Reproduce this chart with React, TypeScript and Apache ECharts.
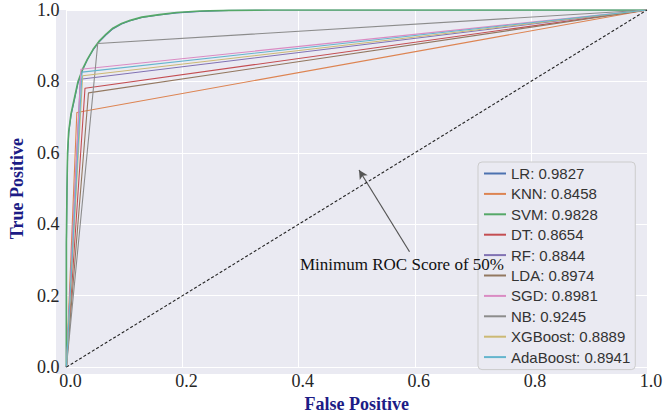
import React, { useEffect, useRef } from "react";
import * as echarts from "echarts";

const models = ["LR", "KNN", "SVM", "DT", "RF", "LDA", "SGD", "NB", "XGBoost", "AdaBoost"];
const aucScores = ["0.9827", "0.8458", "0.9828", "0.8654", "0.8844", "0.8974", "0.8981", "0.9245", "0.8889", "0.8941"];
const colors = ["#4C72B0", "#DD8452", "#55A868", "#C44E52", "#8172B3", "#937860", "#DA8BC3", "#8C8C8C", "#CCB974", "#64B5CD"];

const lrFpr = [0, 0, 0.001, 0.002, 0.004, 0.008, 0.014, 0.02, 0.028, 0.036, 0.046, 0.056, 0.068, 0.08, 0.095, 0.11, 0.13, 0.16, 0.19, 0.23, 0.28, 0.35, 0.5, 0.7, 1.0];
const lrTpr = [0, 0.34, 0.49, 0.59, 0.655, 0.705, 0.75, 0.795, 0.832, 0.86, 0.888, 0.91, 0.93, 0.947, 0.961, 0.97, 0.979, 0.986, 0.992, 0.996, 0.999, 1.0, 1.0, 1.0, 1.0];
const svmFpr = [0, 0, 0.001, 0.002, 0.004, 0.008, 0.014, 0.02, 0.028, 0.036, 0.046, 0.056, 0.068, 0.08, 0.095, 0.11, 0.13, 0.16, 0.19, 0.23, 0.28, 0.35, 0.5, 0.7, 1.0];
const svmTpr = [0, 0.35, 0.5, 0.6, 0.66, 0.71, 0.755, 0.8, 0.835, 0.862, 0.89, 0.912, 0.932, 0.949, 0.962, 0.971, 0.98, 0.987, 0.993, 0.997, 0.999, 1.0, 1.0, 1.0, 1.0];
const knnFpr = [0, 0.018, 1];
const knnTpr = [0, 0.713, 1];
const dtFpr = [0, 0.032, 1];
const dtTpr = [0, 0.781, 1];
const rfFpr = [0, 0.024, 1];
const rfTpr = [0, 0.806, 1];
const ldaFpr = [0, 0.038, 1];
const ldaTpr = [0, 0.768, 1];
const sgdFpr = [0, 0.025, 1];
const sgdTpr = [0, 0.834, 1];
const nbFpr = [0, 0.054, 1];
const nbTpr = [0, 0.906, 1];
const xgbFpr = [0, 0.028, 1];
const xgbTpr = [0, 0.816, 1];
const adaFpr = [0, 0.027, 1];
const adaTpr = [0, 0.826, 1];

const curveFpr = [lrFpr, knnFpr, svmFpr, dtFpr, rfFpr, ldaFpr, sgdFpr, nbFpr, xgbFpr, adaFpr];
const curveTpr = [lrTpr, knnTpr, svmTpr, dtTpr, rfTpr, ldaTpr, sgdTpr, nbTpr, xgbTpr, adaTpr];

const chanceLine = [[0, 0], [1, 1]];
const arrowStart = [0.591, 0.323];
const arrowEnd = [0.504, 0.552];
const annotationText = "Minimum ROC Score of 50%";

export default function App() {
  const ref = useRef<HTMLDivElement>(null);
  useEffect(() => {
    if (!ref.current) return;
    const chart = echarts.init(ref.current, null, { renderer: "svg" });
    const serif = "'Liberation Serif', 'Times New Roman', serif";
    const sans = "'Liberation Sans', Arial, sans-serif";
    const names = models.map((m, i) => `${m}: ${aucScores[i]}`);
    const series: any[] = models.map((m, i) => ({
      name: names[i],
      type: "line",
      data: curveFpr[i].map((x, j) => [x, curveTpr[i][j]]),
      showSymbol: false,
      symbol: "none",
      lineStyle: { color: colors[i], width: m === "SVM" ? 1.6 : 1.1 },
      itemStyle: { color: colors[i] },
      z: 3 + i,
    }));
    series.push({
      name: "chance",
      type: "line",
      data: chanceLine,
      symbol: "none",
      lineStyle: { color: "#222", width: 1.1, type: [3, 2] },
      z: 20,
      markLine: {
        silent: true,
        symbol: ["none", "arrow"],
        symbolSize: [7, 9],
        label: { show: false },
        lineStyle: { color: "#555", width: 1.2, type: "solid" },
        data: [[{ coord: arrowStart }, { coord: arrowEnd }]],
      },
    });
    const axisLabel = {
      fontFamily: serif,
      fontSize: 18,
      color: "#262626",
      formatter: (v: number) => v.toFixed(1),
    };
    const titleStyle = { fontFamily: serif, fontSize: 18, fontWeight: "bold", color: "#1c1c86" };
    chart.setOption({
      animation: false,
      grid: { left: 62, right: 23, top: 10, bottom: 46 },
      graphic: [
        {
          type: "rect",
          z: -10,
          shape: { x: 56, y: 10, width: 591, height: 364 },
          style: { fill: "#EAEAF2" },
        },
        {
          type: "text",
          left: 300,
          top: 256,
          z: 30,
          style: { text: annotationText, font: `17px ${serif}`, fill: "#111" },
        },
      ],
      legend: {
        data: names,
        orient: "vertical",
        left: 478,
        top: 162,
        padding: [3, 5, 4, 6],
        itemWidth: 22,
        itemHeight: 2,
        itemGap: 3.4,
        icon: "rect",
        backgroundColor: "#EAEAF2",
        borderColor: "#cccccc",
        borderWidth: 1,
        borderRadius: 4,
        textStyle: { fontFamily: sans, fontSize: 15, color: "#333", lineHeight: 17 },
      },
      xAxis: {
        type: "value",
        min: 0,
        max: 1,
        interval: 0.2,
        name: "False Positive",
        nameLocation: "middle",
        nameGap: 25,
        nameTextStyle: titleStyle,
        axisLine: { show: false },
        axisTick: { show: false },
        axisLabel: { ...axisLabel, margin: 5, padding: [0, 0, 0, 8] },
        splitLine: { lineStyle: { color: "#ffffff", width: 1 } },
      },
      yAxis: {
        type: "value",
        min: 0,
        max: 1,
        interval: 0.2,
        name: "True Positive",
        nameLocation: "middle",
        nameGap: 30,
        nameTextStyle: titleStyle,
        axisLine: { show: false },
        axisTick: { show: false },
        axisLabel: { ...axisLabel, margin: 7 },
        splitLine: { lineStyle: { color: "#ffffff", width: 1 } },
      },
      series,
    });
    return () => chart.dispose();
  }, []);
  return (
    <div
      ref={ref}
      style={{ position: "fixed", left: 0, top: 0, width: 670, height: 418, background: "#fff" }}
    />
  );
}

○ ○ ○ ○ ○ ○ ○

#### [WHAT YOU ARE ASKED TO DO]
The data above should be repeated exactly, minus any pictures.

#### [RESULT]
Reproduce this chart with React, TypeScript and Apache ECharts.
import React, { useEffect, useRef } from "react";
import * as echarts from "echarts";

const models = ["LR", "KNN", "SVM", "DT", "RF", "LDA", "SGD", "NB", "XGBoost", "AdaBoost"];
const aucScores = ["0.9827", "0.8458", "0.9828", "0.8654", "0.8844", "0.8974", "0.8981", "0.9245", "0.8889", "0.8941"];
const colors = ["#4C72B0", "#DD8452", "#55A868", "#C44E52", "#8172B3", "#937860", "#DA8BC3", "#8C8C8C", "#CCB974", "#64B5CD"];

const lrFpr = [0, 0, 0.001, 0.002, 0.004, 0.008, 0.014, 0.02, 0.028, 0.036, 0.046, 0.056, 0.068, 0.08, 0.095, 0.11, 0.13, 0.16, 0.19, 0.23, 0.28, 0.35, 0.5, 0.7, 1.0];
const lrTpr = [0, 0.34, 0.49, 0.59, 0.655, 0.705, 0.75, 0.795, 0.832, 0.86, 0.888, 0.91, 0.93, 0.947, 0.961, 0.97, 0.979, 0.986, 0.992, 0.996, 0.999, 1.0, 1.0, 1.0, 1.0];
const svmFpr = [0, 0, 0.001, 0.002, 0.004, 0.008, 0.014, 0.02, 0.028, 0.036, 0.046, 0.056, 0.068, 0.08, 0.095, 0.11, 0.13, 0.16, 0.19, 0.23, 0.28, 0.35, 0.5, 0.7, 1.0];
const svmTpr = [0, 0.35, 0.5, 0.6, 0.66, 0.71, 0.755, 0.8, 0.835, 0.862, 0.89, 0.912, 0.932, 0.949, 0.962, 0.971, 0.98, 0.987, 0.993, 0.997, 0.999, 1.0, 1.0, 1.0, 1.0];
const knnFpr = [0, 0.018, 1];
const knnTpr = [0, 0.713, 1];
const dtFpr = [0, 0.032, 1];
const dtTpr = [0, 0.781, 1];
const rfFpr = [0, 0.024, 1];
const rfTpr = [0, 0.806, 1];
const ldaFpr = [0, 0.038, 1];
const ldaTpr = [0, 0.768, 1];
const sgdFpr = [0, 0.025, 1];
const sgdTpr = [0, 0.834, 1];
const nbFpr = [0, 0.054, 1];
const nbTpr = [0, 0.906, 1];
const xgbFpr = [0, 0.028, 1];
const xgbTpr = [0, 0.816, 1];
const adaFpr = [0, 0.027, 1];
const adaTpr = [0, 0.826, 1];

const curveFpr = [lrFpr, knnFpr, svmFpr, dtFpr, rfFpr, ldaFpr, sgdFpr, nbFpr, xgbFpr, adaFpr];
const curveTpr = [lrTpr, knnTpr, svmTpr, dtTpr, rfTpr, ldaTpr, sgdTpr, nbTpr, xgbTpr, adaTpr];

const chanceLine = [[0, 0], [1, 1]];
const arrowStart = [0.591, 0.323];
const arrowEnd = [0.504, 0.552];
const annotationText = "Minimum ROC Score of 50%";

export default function App() {
  const ref = useRef<HTMLDivElement>(null);
  useEffect(() => {
    if (!ref.current) return;
    const chart = echarts.init(ref.current, null, { renderer: "svg" });
    const serif = "'Liberation Serif', 'Times New Roman', serif";
    const sans = "'Liberation Sans', Arial, sans-serif";
    const names = models.map((m, i) => `${m}: ${aucScores[i]}`);
    const series: any[] = models.map((m, i) => ({
      name: names[i],
      type: "line",
      data: curveFpr[i].map((x, j) => [x, curveTpr[i][j]]),
      showSymbol: false,
      symbol: "none",
      lineStyle: { color: colors[i], width: m === "SVM" ? 1.6 : 1.1 },
      itemStyle: { color: colors[i] },
      z: 3 + i,
    }));
    series.push({
      name: "chance",
      type: "line",
      data: chanceLine,
      symbol: "none",
      lineStyle: { color: "#222", width: 1.1, type: [3, 2] },
      z: 20,
      markLine: {
        silent: true,
        symbol: ["none", "arrow"],
        symbolSize: [7, 9],
        label: { show: false },
        lineStyle: { color: "#555", width: 1.2, type: "solid" },
        data: [[{ coord: arrowStart }, { coord: arrowEnd }]],
      },
    });
    const axisLabel = {
      fontFamily: serif,
      fontSize: 18,
      color: "#262626",
      formatter: (v: number) => v.toFixed(1),
    };
    const titleStyle = { fontFamily: serif, fontSize: 18, fontWeight: "bold", color: "#1c1c86" };
    chart.setOption({
      animation: false,
      grid: { left: 62, right: 23, top: 10, bottom: 46 },
      graphic: [
        {
          type: "rect",
          z: -10,
          shape: { x: 56, y: 10, width: 591, height: 364 },
          style: { fill: "#EAEAF2" },
        },
        {
          type: "text",
          left: 300,
          top: 256,
          z: 30,
          style: { text: annotationText, font: `17px ${serif}`, fill: "#111" },
        },
      ],
      legend: {
        data: names,
        orient: "vertical",
        left: 478,
        top: 162,
        padding: [3, 5, 4, 6],
        itemWidth: 22,
        itemHeight: 2,
        itemGap: 3.4,
        icon: "rect",
        backgroundColor: "#EAEAF2",
        borderColor: "#cccccc",
        borderWidth: 1,
        borderRadius: 4,
        textStyle: { fontFamily: sans, fontSize: 15, color: "#333", lineHeight: 17 },
      },
      xAxis: {
        type: "value",
        min: 0,
        max: 1,
        interval: 0.2,
        name: "False Positive",
        nameLocation: "middle",
        nameGap: 25,
        nameTextStyle: titleStyle,
        axisLine: { show: false },
        axisTick: { show: false },
        axisLabel: { ...axisLabel, margin: 5, padding: [0, 0, 0, 8] },
        splitLine: { lineStyle: { color: "#ffffff", width: 1 } },
      },
      yAxis: {
        type: "value",
        min: 0,
        max: 1,
        interval: 0.2,
        name: "True Positive",
        nameLocation: "middle",
        nameGap: 30,
        nameTextStyle: titleStyle,
        axisLine: { show: false },
        axisTick: { show: false },
        axisLabel: { ...axisLabel, margin: 7 },
        splitLine: { lineStyle: { color: "#ffffff", width: 1 } },
      },
      series,
    });
    return () => chart.dispose();
  }, []);
  return (
    <div
      ref={ref}
      style={{ position: "fixed", left: 0, top: 0, width: 670, height: 418, background: "#fff" }}
    />
  );
}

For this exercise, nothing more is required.